Saturday, February 1, 2014
Matchbox Toyota Prius and Honda Insight
Hmmm, seems like an odd time to bring a few hybrids into the line, right? Well these two are by no means a fan favorite on the road, and it's the same as a diecast replica. I mean would you much rather have a muscle car or a Ferrari over these two? But on the other hand these two only lived for two years and the ones you see here are, in my opinion, the best recolors of the select few variations.
Toyota Prius: Changing the future of transportation
When introduced in 1997 in Japan, 2001 in the U.S., the Prius joined a new group of alternative-powered cars essentially replacing the failed pursuit of electric cars in the 1990's because the batteries were heavy and range anxiety was a big issue. Both Honda and Toyota combined the electric motor and battery, both smaller, with a small four-cylinder engine to assist the electric motor and take over if the battery fails, reducing the range anxiety of pure electric cars. Still these early hybrids were not able to run purely on electric for short distances. Toyota resolved this issue in 2004 on the second-generation Prius.
The electric motor is now parallel to the engine, connecting the two by a planetary gearset (the transmission) to the front differential and out to the front wheels. The advantage of this design is different modes of driving: Pure electric mode, electric with the engine charging the battery, or electric assisting the engine for more power delivery. The advantage here is higher fuel economy numbers and reduced emissions in stop-and-go traffic. The new 5-door hatchback profile not only added more versatility (to almost SUV-like capabilities), but also aided in easier removal of the battery pack under the rear seat, if needed during service. The shape was unique and futuristic, and would become the basis for future hybrids to come. The interior was smooth, plain, futuristic, and confusing with Toyota's first push-button start, silent start mode (only a READY light appears on the center gauge panel when it is running), and a game-style shifter stick. Funny how today these features, now on most new vehicles sold lately, are like second nature to most of us!
Driving the real Prius I must say it's a unique and neat experience at first, but after a while you're car instincts will come back and say "This is boring! I need something fun to drive!" Then there's the political involvement that gives the Prius a bigger love-or-hate relationship.
After a delay in 2005, the Prius arrived to Matchbox in 2009 in some plain colors, but the 2010 black is the best and looks great on this casting. The tan interior shows the right-hand drive setup and some luggage in the rear cargo area (it appears to be a bag and tennis racquet). The details are accurate, and the wheels look almost close to the real ones on the actual car. The only quibble is the lighting details which round out a bit too early in a few area's.

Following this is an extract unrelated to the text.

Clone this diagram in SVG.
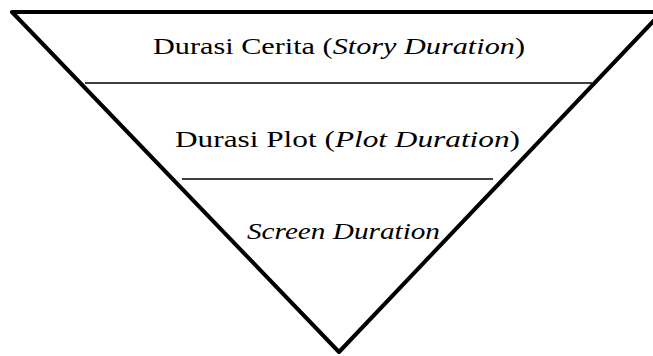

Second-Generation Honda Insight: Not so great
If you want to see a bad example in Honda's current product line, look at the second-generation Insight: Cheap, unrefined, and looks like a Prius at some angles! The first Insight in 1999 was a three-door funky space capsule with rear skirts and small tires to aid in aerodynamics. Not only was it the first hybrid on sale, it was also the first to offer a 5-speed manual transmission with a hybrid. Why Matchbox replicated the lousy second-generation Insight instead of the funky first-generation two-door is beyond me!
The Insight in 2010 was built to answer the Prius on an affordable price point. However, when you have two other (and one more in 2014) to choose from with the Civic, CR-Z, 2014 Accord, and later the 2015 Fit, the Insight seems like a less-attractive choice. The engine is the same four-cylinder/electric motor as the Civic, and it doesn't run parallel like the Prius meaning no pure EV mode, so again what's new? The only difference is a more capable interior and exterior styling that resembles the FCX Clarity Hydrogen Fuel Cell car (now that one is interesting).
Well as I try to figure out the demographic market for the second-generation Insight, let's take a look at the Matchbox casting. In red and white the Insight was no so popular with collectors or kids on either end, but this blue one released in 2011 is the best one, it's gorgeous, and is much more popular than the first few colors. Features include headlight and taillight decals, interior with correct shapes and surfaces, and wheels that have a smaller six-spoke wheel diameter compared to the larger units found on the red variation.
It's interesting to note that these two colors shown were the last variations before Matchbox pulled these two from the line in 2011 (probably a good thing). Either you like them or hate them, both of these hybrids are a nice, if not so exciting, addition to my collection and will be appreciated for years to come.